*PROBLEM REQUIREMENTS*. Everything from the first line of the data through the line with "const yDomain = [6, 500];" is to be echoed exactly, minus the pictures.
━━━
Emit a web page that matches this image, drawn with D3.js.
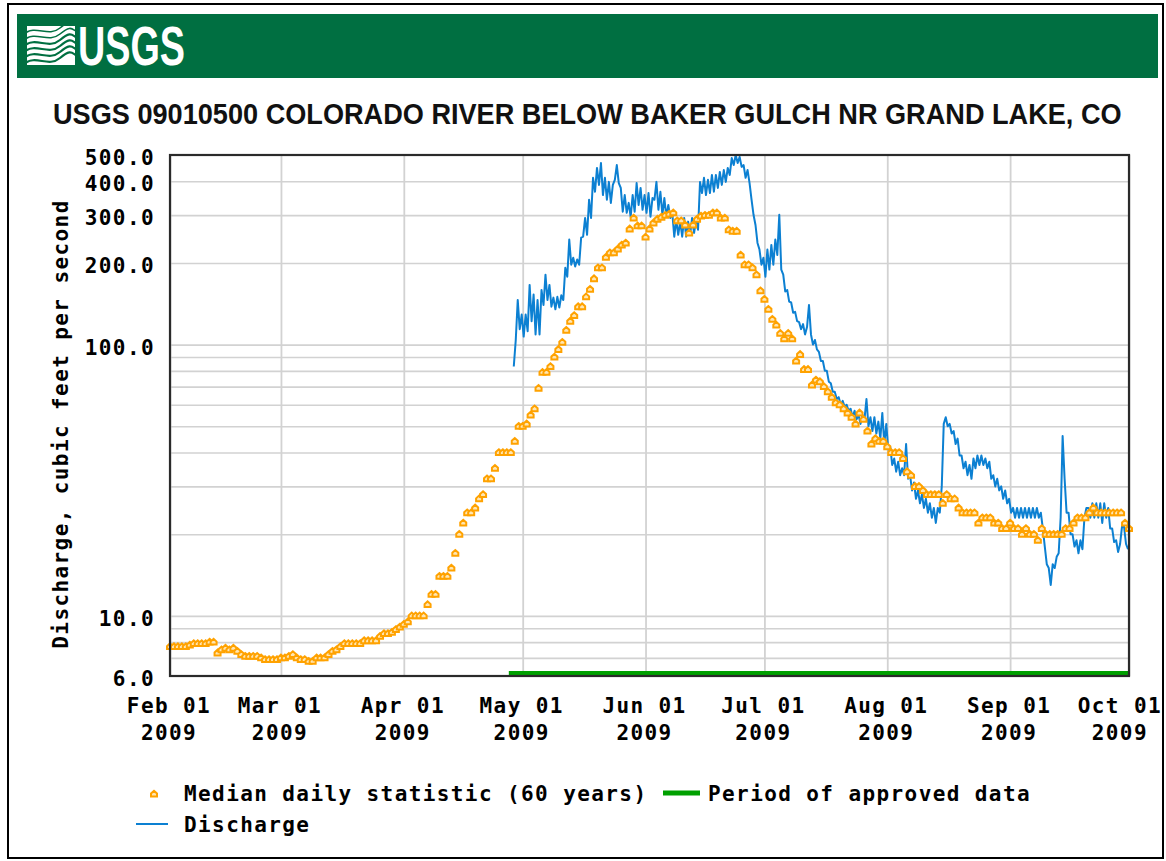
<!DOCTYPE html>
<html><head><meta charset="utf-8">
<script src="https://cdn.jsdelivr.net/npm/d3@7"></script>
<style>
html,body{margin:0;padding:0;background:#fff;}
svg{display:block;}
</style></head>
<body>
<svg id="chart" width="1166" height="861"></svg>
<script>
// ---------------- DATA ----------------
const chartTitle = "USGS 09010500 COLORADO RIVER BELOW BAKER GULCH NR GRAND LAKE, CO";
const yAxisTitle = "Discharge, cubic feet per second";
const xTickDates = ["2009-02-01","2009-03-01","2009-04-01","2009-05-01","2009-06-01","2009-07-01","2009-08-01","2009-09-01","2009-10-01"];
const xTickLine1 = ["Feb 01","Mar 01","Apr 01","May 01","Jun 01","Jul 01","Aug 01","Sep 01","Oct 01"];
const xTickLine2 = ["2009","2009","2009","2009","2009","2009","2009","2009","2009"];
const yTickValues = [6, 10, 100, 200, 300, 400, 500];
const yGridValues = [7, 8, 9, 10, 20, 30, 40, 50, 60, 70, 80, 90, 100, 200, 300, 400];
const xDomain = ["2009-02-01T00:00:00Z", "2009-10-01T00:00:00Z"];
const yDomain = [6, 500];

// Median daily statistic (60 years), one value per day starting Feb 01
const medianStart = "2009-02-01T00:00:00Z";
const medianValues = [
  7.7,7.7,7.7,7.7,7.7,7.8,7.9,7.9,7.9,7.9,8.0,8.0,
  7.3,7.5,7.6,7.5,7.6,7.4,7.2,7.1,7.1,7.1,7.1,7.0,
  6.9,6.9,6.9,6.9,7.0,7.0,7.1,7.2,7.0,6.9,6.9,6.8,
  6.8,7.0,7.0,7.0,7.2,7.4,7.5,7.7,7.9,7.9,7.9,7.9,
  7.9,8.1,8.1,8.1,8.1,8.4,8.6,8.6,8.7,8.9,9.1,9.3,
  9.5,10,10,10,10,11,12,12,14,14,14,15,
  17,20,22,24,24,25,27,28,32,32,35,40,
  40,40,40,44,50,50,51,55,58,69,79,79,
  83,90,96,102,113,122,128,138,138,150,160,175,
  192,192,210,218,218,225,233,237,267,293,274,274,
  249,267,281,290,295,300,303,306,286,286,276,258,
  276,290,298,300,300,306,306,293,293,265,262,262,
  214,197,197,192,181,158,147,135,124,118,110,105,
  110,105,87,92,81,81,71,74,73,70,67,64,
  61,60,58,56,54,51,56,53,48,43,45,44,
  44,42,40,40,40,38,34,33,30,30,29,28,
  28,28,28,26,28,27,27,25,24,24,24,24,
  22,23,23,23,22,22,21,21,22,21,21,20,
  21,20,20,19,21,20,20,20,20,20,21,21,
  22,23,23,23,24,25,24,24,24,24,24,24,
  24,22,21
];

// Discharge, readings every 12 hours starting Apr 28 18:00
const dischargeStart = "2009-04-28T18:00:00Z";
const dischargeStepHours = 12;
const dischargeValues = [
  83,104,146,114,129,107,129,112,166,122,
  153,109,146,109,159,140,181,146,166,138,
  149,135,150,137,152,146,192,178,244,197,
  209,194,206,197,248,250,293,254,342,293,
  412,366,448,388,467,356,412,342,398,333,
  388,405,459,394,378,309,356,306,333,296,
  356,309,394,327,378,314,356,306,362,296,
  347,342,398,314,366,301,347,296,327,293,
  306,250,288,254,284,250,293,250,284,254,
  293,258,288,265,398,362,412,356,405,362,
  422,366,422,378,433,388,440,398,448,422,
  487,459,500,467,492,452,459,412,440,394,
  342,301,276,237,224,197,209,178,224,189,
  233,197,244,214,301,189,181,157,159,144,
  143,131,132,122,121,114,119,109,116,140,
  109,100,104,96,94,87,87,80,80,73,
  72,67,67,63,64,60,62,59,60,57,
  58,54,57,53,55,51,55,53,63,50,
  54,48,54,47,52,45,56,43,51,41,
  42,36,38,34,37,33,35,33,43,32,
  33,29,31,27,29,26,28,25,27,24,
  26,23,25,22,25,24,30,51,54,50,
  51,47,48,43,45,39,39,35,37,33,
  36,32,38,35,39,36,39,36,38,35,
  37,32,33,30,32,29,30,27,29,26,
  27,24,25,23,25,23,25,23,25,23,
  25,23,25,23,25,23,24,21,18,15.5,
  15,13,15.5,15,16.5,17,23,46,32,24,
  24,20,20,18,19,17,19,17.6,23,25,
  25,23,26,23,26,23,26,22,26,23,
  25,21,21,18.7,19,17.2,18.4,21.4,21.3,18.4,
  17.6
];

const approvedPeriod = ["2009-04-27T12:00:00Z", "2009-10-01T00:00:00Z"];
const legendMedianLabel = "Median daily statistic (60 years)";
const legendApprovedLabel = "Period of approved data";
const legendDischargeLabel = "Discharge";

// ---------------- DRAW ----------------
const svg = d3.select("#chart");
const W = 1166, H = 861;
const plot = {left: 170, right: 1129, top: 155, bottom: 676};
const mono = "'DejaVu Sans Mono', 'Liberation Mono', monospace";
const monoSize = 21, monoSpacing = 1.4;
const orange = "#ffa200", blue = "#0c80d2", green = "#00a000";

const x = d3.scaleUtc().domain(xDomain.map(d => new Date(d))).range([plot.left, plot.right]);
const y = d3.scaleLog().domain(yDomain).range([plot.bottom, plot.top]);

// outer frame
svg.append("rect").attr("x", 8).attr("y", 4).attr("width", 1155).attr("height", 854)
  .attr("fill", "#fff").attr("stroke", "#000").attr("stroke-width", 2);

// banner
svg.append("rect").attr("x", 17).attr("y", 14).attr("width", 1141).attr("height", 64).attr("fill", "#006f41");
// logo mark
const logo = svg.append("g");
logo.append("clipPath").attr("id", "logoclip").append("rect")
  .attr("x", 27).attr("y", 26).attr("width", 48).attr("height", 39);
const lg = logo.append("g").attr("clip-path", "url(#logoclip)");
lg.append("rect").attr("x", 27).attr("y", 26).attr("width", 48).attr("height", 39).attr("fill", "#fff");
[30, 36, 42, 48, 54, 60].forEach((yy, i) => {
  lg.append("path")
    .attr("d", `M24,${yy + 4} C36,${yy - 6} 48,${yy + 8} 60,${yy - 2} S72,${yy - 6} 78,${yy - 4}`)
    .attr("fill", "none").attr("stroke", "#006f41").attr("stroke-width", i < 2 ? 1.6 : 2.2);
});
const logoText = logo.append("text")
  .attr("font-family", "'Liberation Sans Narrow', 'Liberation Sans', Arial, sans-serif")
  .attr("font-weight", "bold").attr("font-size", 55).attr("fill", "#fff")
  .text("USGS");
{
  const w = logoText.node().getComputedTextLength();
  logoText.attr("transform", `translate(78,65) scale(${107 / w},1)`);
}

// title (scaled horizontally to the reference width)
const titleText = svg.append("text")
  .attr("font-family", "'Liberation Sans', Arial, sans-serif")
  .attr("font-size", 30).attr("font-weight", "bold").attr("fill", "#111")
  .text(chartTitle);
{
  const w = titleText.node().getComputedTextLength();
  titleText.attr("transform", `translate(53,124) scale(${1069 / w},1)`);
}

// grid
const pw = plot.right - plot.left, ph = plot.bottom - plot.top;
const gridY = svg.append("g").attr("transform", `translate(${plot.left},0)`)
  .call(d3.axisLeft(y).tickValues(yGridValues).tickSize(-pw).tickFormat(""));
gridY.select(".domain").remove();
gridY.selectAll("line").attr("stroke", "#d2d2d2").attr("stroke-width", 1.6);

const gridX = svg.append("g").attr("transform", `translate(0,${plot.bottom})`)
  .call(d3.axisBottom(x).tickValues(xTickDates.map(d => new Date(d + "T00:00:00Z"))).tickSize(-ph).tickFormat(""));
gridX.select(".domain").remove();
gridX.selectAll("line").attr("stroke", "#d2d2d2").attr("stroke-width", 1.8);

// approved data bar
svg.append("rect")
  .attr("x", x(new Date(approvedPeriod[0]))).attr("y", 671)
  .attr("width", x(new Date(approvedPeriod[1])) - x(new Date(approvedPeriod[0])) + 1)
  .attr("height", 5).attr("fill", green);

// discharge line
const dischargeData = dischargeValues.map((v, i) => ({
  date: d3.utcHour.offset(new Date(dischargeStart), i * dischargeStepHours), value: v
}));
svg.append("path").datum(dischargeData)
  .attr("d", d3.line().x(d => x(d.date)).y(d => y(d.value)))
  .attr("fill", "none").attr("stroke", blue).attr("stroke-width", 2).attr("stroke-linejoin", "round");

// median markers
const medianData = medianValues.map((v, i) => ({date: d3.utcDay.offset(new Date(medianStart), i), value: v}));
const markerPath = "M-3,2.5 L3,2.5 L3,-0.5 L0,-3.2 L-3,-0.5 Z";
svg.append("g").selectAll("path").data(medianData).join("path")
  .attr("transform", d => `translate(${x(d.date)},${y(d.value)})`)
  .attr("d", markerPath).attr("fill", "#ffe6b3").attr("stroke", orange).attr("stroke-width", 2);

// plot frame
svg.append("rect").attr("x", plot.left).attr("y", plot.top).attr("width", pw).attr("height", ph)
  .attr("fill", "none").attr("stroke", "#2a2a2a").attr("stroke-width", 2.2);

// y labels
const yLab = svg.append("g").attr("transform", `translate(${plot.left - 15},0)`)
  .call(d3.axisLeft(y).tickValues(yTickValues).tickSize(0).tickFormat(d3.format(".1f")));
yLab.select(".domain").remove();
yLab.selectAll("text")
  .attr("x", 0).attr("dy", null).attr("y", 9.5)
  .attr("font-family", mono).attr("font-size", monoSize).attr("font-weight", "bold")
  .attr("letter-spacing", monoSpacing).attr("fill", "#000").attr("text-anchor", "end");

// x labels
const xLab = svg.append("g");
xTickDates.forEach((d, i) => {
  let cx = x(new Date(d + "T00:00:00Z")) - 1;
  const half = (xTickLine1[i].length * (monoSize * 0.602 + monoSpacing)) / 2;
  cx = Math.min(cx, W - 4 - half);
  const t = xLab.append("text").attr("text-anchor", "middle")
    .attr("font-family", mono).attr("font-size", monoSize).attr("font-weight", "bold")
    .attr("letter-spacing", monoSpacing).attr("fill", "#000");
  t.append("tspan").attr("x", cx).attr("y", 713).text(xTickLine1[i]);
  t.append("tspan").attr("x", cx).attr("y", 740).text(xTickLine2[i]);
});

// y axis title
svg.append("text").attr("transform", "translate(68,424) rotate(-90)")
  .attr("text-anchor", "middle")
  .attr("font-family", mono).attr("font-size", monoSize).attr("font-weight", "bold")
  .attr("letter-spacing", monoSpacing).attr("fill", "#000")
  .text(yAxisTitle);

// legend
const leg = svg.append("g").attr("font-family", mono).attr("font-size", monoSize)
  .attr("font-weight", "bold").attr("letter-spacing", monoSpacing).attr("fill", "#000");
leg.append("path").attr("transform", "translate(154,794)").attr("d", markerPath)
  .attr("fill", "#ffe6b3").attr("stroke", orange).attr("stroke-width", 2);
leg.append("text").attr("x", 184).attr("y", 801).text(legendMedianLabel);
leg.append("line").attr("x1", 663).attr("x2", 700).attr("y1", 793).attr("y2", 793)
  .attr("stroke", green).attr("stroke-width", 5);
leg.append("text").attr("x", 708).attr("y", 801).text(legendApprovedLabel);
leg.append("line").attr("x1", 136).attr("x2", 168).attr("y1", 824).attr("y2", 824)
  .attr("stroke", blue).attr("stroke-width", 2);
leg.append("text").attr("x", 184).attr("y", 832).text(legendDischargeLabel);
</script>
</body></html>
━━━
*RESULT OF THE EXERCISE*.
Emit a web page that matches this image, drawn with D3.js.
<!DOCTYPE html>
<html><head><meta charset="utf-8">
<script src="https://cdn.jsdelivr.net/npm/d3@7"></script>
<style>
html,body{margin:0;padding:0;background:#fff;}
svg{display:block;}
</style></head>
<body>
<svg id="chart" width="1166" height="861"></svg>
<script>
// ---------------- DATA ----------------
const chartTitle = "USGS 09010500 COLORADO RIVER BELOW BAKER GULCH NR GRAND LAKE, CO";
const yAxisTitle = "Discharge, cubic feet per second";
const xTickDates = ["2009-02-01","2009-03-01","2009-04-01","2009-05-01","2009-06-01","2009-07-01","2009-08-01","2009-09-01","2009-10-01"];
const xTickLine1 = ["Feb 01","Mar 01","Apr 01","May 01","Jun 01","Jul 01","Aug 01","Sep 01","Oct 01"];
const xTickLine2 = ["2009","2009","2009","2009","2009","2009","2009","2009","2009"];
const yTickValues = [6, 10, 100, 200, 300, 400, 500];
const yGridValues = [7, 8, 9, 10, 20, 30, 40, 50, 60, 70, 80, 90, 100, 200, 300, 400];
const xDomain = ["2009-02-01T00:00:00Z", "2009-10-01T00:00:00Z"];
const yDomain = [6, 500];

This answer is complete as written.